* DIRECTIONS
Retype only what runs from the first line of the listing to the line holding "import numpy as np", both included. Do not retype the pictures.

* INPUT ROWS
● ● ●
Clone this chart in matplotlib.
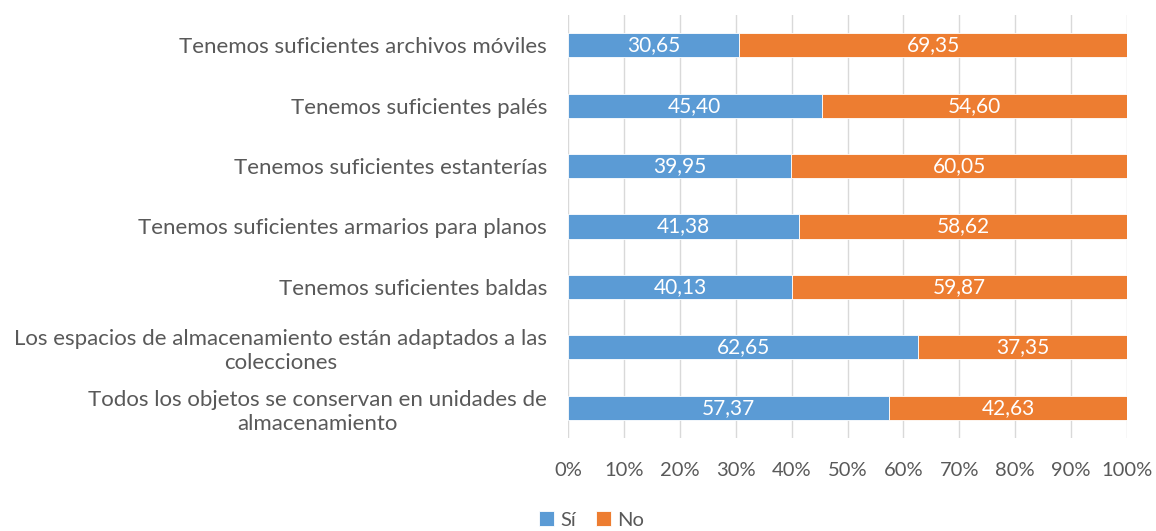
import matplotlib
matplotlib.use("Agg")
import matplotlib.pyplot as plt
import numpy as np

# data (top to bottom)
categories = [
    "Tenemos suficientes archivos móviles",
    "Tenemos suficientes palés",
    "Tenemos suficientes estanterías",
    "Tenemos suficientes armarios para planos",
    "Tenemos suficientes baldas",
    "Los espacios de almacenamiento están adaptados a las\ncolecciones",
    "Todos los objetos se conservan en unidades de\nalmacenamiento",
]
si = [30.65, 45.40, 39.95, 41.38, 40.13, 62.65, 57.37]
no = [69.35, 54.60, 60.05, 58.62, 59.87, 37.35, 42.63]
ticks = np.arange(0, 101, 10)

blue = "#5B9BD5"
orange = "#ED7D31"
grey = "#595959"

plt.rcParams["font.family"] = ["Lato", "DejaVu Sans"]

fig = plt.figure(figsize=(11.56, 5.31), dpi=100)
ax = fig.add_axes([0.4913, 0.1751, 0.4837, 0.7967])

y = np.arange(len(categories))
ax.barh(y, si, height=0.4, color=blue, edgecolor="white", linewidth=0.6, label="Sí", zorder=3)
ax.barh(y, no, left=si, height=0.4, color=orange, edgecolor="white", linewidth=0.6, label="No", zorder=3)

# value labels in the middle of each segment
for i in range(len(categories)):
    ax.text(si[i] / 2, y[i], f"{si[i]:.2f}".replace(".", ","), ha="center", va="center",
            color="white", fontsize=15, zorder=4)
    ax.text(si[i] + no[i] / 2, y[i], f"{no[i]:.2f}".replace(".", ","), ha="center", va="center",
            color="white", fontsize=15, zorder=4)

ax.set_xlim(0, 100)
ax.set_ylim(len(categories) - 0.5, -0.5)
ax.set_xticks(ticks)
ax.set_xticklabels([f"{t}%" for t in ticks])
ax.set_yticks(y)
ax.set_yticklabels(categories, multialignment="center", linespacing=1.25)
ax.tick_params(axis="x", length=0, pad=17, labelsize=14.5, labelcolor=grey)
ax.tick_params(axis="y", length=0, pad=15, labelsize=16, labelcolor=grey)
ax.grid(axis="x", color="#D9D9D9", linewidth=1, zorder=0)
for s in ax.spines.values():
    s.set_visible(False)

fig.legend(handles=ax.containers, labels=["Sí", "No"], loc="center", bbox_to_anchor=(0.512, 0.021),
           ncol=2, frameon=False, fontsize=14.5, handlelength=0.75, handleheight=0.75,
           handletextpad=0.3, columnspacing=1.0, labelcolor=grey, borderpad=0)

fig.savefig("out.png", dpi=100)
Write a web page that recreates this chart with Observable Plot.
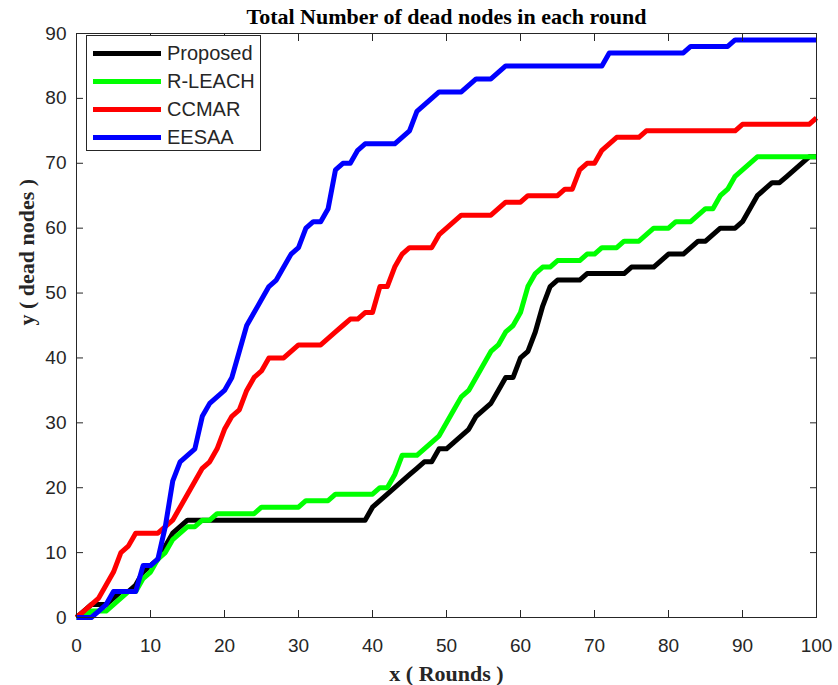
<!DOCTYPE html>
<html>
<head>
<meta charset="utf-8">
<script src="https://cdn.jsdelivr.net/npm/d3@7"></script>
<script src="https://cdn.jsdelivr.net/npm/@observablehq/plot@0.6"></script>
<style>
  body { margin: 0; background: #fff; }
  #wrap { position: relative; width: 838px; height: 685px; }
  #legend {
    position: absolute; left: 86px; top: 35px; width: 175px; height: 116px;
    border: 1px solid #262626; background: #fff; box-sizing: border-box;
    font-family: "Liberation Sans", Arial, sans-serif; font-size: 20px; color: #262626;
  }
  .row { position: absolute; left: 0; height: 28px; display: flex; align-items: center; }
  .sw { width: 68px; height: 5px; margin-left: 6px; margin-right: 6px; }
</style>
</head>
<body>
<div id="wrap"><div id="legend"></div></div>
<script>
const rounds = d3.range(0, 101);
const seriesNames = ["Proposed", "R-LEACH", "CCMAR", "EESAA"];
const seriesColors = ["#000000", "#00ff00", "#ff0000", "#0000ff"];
const xTicks = [0, 10, 20, 30, 40, 50, 60, 70, 80, 90, 100];
const yTicks = [0, 10, 20, 30, 40, 50, 60, 70, 80, 90];

const proposed = [
  0,1,2,2,2,3,4,4,5,7,
  8,9,11,13,14,15,15,15,15,15,
  15,15,15,15,15,15,15,15,15,15,
  15,15,15,15,15,15,15,15,15,15,
  17,18,19,20,21,22,23,24,24,26,
  26,27,28,29,31,32,33,35,37,37,
  40,41,44,48,51,52,52,52,52,53,
  53,53,53,53,53,54,54,54,54,55,
  56,56,56,57,58,58,59,60,60,60,
  61,63,65,66,67,67,68,69,70,71,
  71];
const rleach = [
  0,0,1,1,1,2,3,4,4,6,
  7,9,10,12,13,14,14,15,15,16,
  16,16,16,16,16,17,17,17,17,17,
  17,18,18,18,18,19,19,19,19,19,
  19,20,20,22,25,25,25,26,27,28,
  30,32,34,35,37,39,41,42,44,45,
  47,51,53,54,54,55,55,55,55,56,
  56,57,57,57,58,58,58,59,60,60,
  60,61,61,61,62,63,63,65,66,68,
  69,70,71,71,71,71,71,71,71,71,
  71];
const ccmar = [
  0,1,2,3,5,7,10,11,13,13,
  13,13,14,15,17,19,21,23,24,26,
  29,31,32,35,37,38,40,40,40,41,
  42,42,42,42,43,44,45,46,46,47,
  47,51,51,54,56,57,57,57,57,59,
  60,61,62,62,62,62,62,63,64,64,
  64,65,65,65,65,65,66,66,69,70,
  70,72,73,74,74,74,74,75,75,75,
  75,75,75,75,75,75,75,75,75,75,
  76,76,76,76,76,76,76,76,76,76,
  77];
const eesaa = [
  0,0,0,1,2,4,4,4,4,8,
  8,9,14,21,24,25,26,31,33,34,
  35,37,41,45,47,49,51,52,54,56,
  57,60,61,61,63,69,70,70,72,73,
  73,73,73,73,74,75,78,79,80,81,
  81,81,81,82,83,83,83,84,85,85,
  85,85,85,85,85,85,85,85,85,85,
  85,85,87,87,87,87,87,87,87,87,
  87,87,87,88,88,88,88,88,88,89,
  89,89,89,89,89,89,89,89,89,89,
  89];

const seriesValues = [proposed, rleach, ccmar, eesaa];
const rows = [];
seriesNames.forEach((name, k) => {
  seriesValues[k].forEach((v, i) => rows.push({ round: rounds[i], dead: v, series: name }));
});

const axisColor = "#262626";
const tickFont = "Liberation Sans, Arial, sans-serif";
const serif = "Liberation Serif, Times New Roman, serif";

const chart = Plot.plot({
  width: 838,
  height: 685,
  marginLeft: 76,
  marginRight: 22,
  marginTop: 33,
  marginBottom: 68,
  x: { domain: [0, 100] },
  y: { domain: [0, 90] },
  color: { domain: seriesNames, range: seriesColors },
  style: { fontFamily: tickFont, fontSize: "19px", color: axisColor, background: "#fff", overflow: "visible" },
  marks: [
    Plot.line(rows, { x: "round", y: "dead", z: "series", stroke: "series", strokeWidth: 5, strokeLinejoin: "round", strokeLinecap: "butt" }),
    Plot.frame({ stroke: axisColor, strokeWidth: 1 }),
    Plot.axisX({ anchor: "bottom", ticks: xTicks, tickSize: 0, tickPadding: 21, label: null, fill: axisColor }),
    Plot.axisY({ anchor: "left", ticks: yTicks, tickSize: 0, tickPadding: 10, label: null, fill: axisColor }),
    Plot.axisX({ anchor: "bottom", ticks: xTicks, tickSize: -7, tickFormat: () => "", label: null, stroke: axisColor }),
    Plot.axisX({ anchor: "top", ticks: xTicks, tickSize: -7, tickFormat: () => "", label: null, stroke: axisColor }),
    Plot.axisY({ anchor: "left", ticks: yTicks, tickSize: -7, tickFormat: () => "", label: null, stroke: axisColor }),
    Plot.axisY({ anchor: "right", ticks: yTicks, tickSize: -7, tickFormat: () => "", label: null, stroke: axisColor }),
    Plot.text(["Total Number of dead nodes in each round"], { frameAnchor: "top", lineAnchor: "middle", dy: -17, fontFamily: serif, fontWeight: "bold", fontSize: 22, fill: "#000" }),
    Plot.text(["x ( Rounds )"], { frameAnchor: "bottom", lineAnchor: "middle", dy: 56, fontFamily: serif, fontWeight: "bold", fontSize: 22, fill: axisColor }),
    Plot.text(["y ( dead nodes )"], { frameAnchor: "left", lineAnchor: "middle", dx: -50, rotate: -90, fontFamily: serif, fontWeight: "bold", fontSize: 22, fill: axisColor })
  ]
});

const wrap = document.getElementById("wrap");
wrap.insertBefore(chart, wrap.firstChild);

const legend = document.getElementById("legend");
seriesNames.forEach((name, k) => {
  const row = document.createElement("div");
  row.className = "row";
  row.style.top = (3 + k * 28.2) + "px";
  const sw = document.createElement("div");
  sw.className = "sw";
  sw.style.background = seriesColors[k];
  const label = document.createElement("span");
  label.textContent = name;
  row.appendChild(sw);
  row.appendChild(label);
  legend.appendChild(row);
});
</script>
</body>
</html>
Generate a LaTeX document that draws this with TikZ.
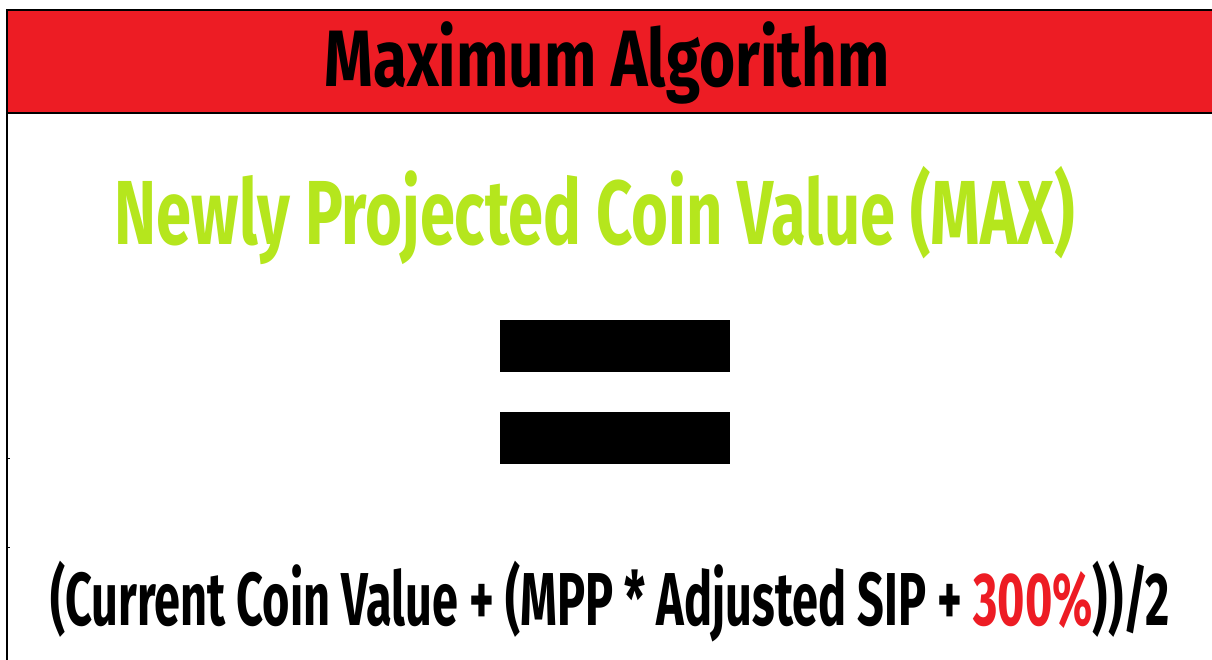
● ● ●
* WORKED ANSWER
Clone this chart in matplotlib.
import matplotlib
matplotlib.use("Agg")
import matplotlib.pyplot as plt
import numpy as np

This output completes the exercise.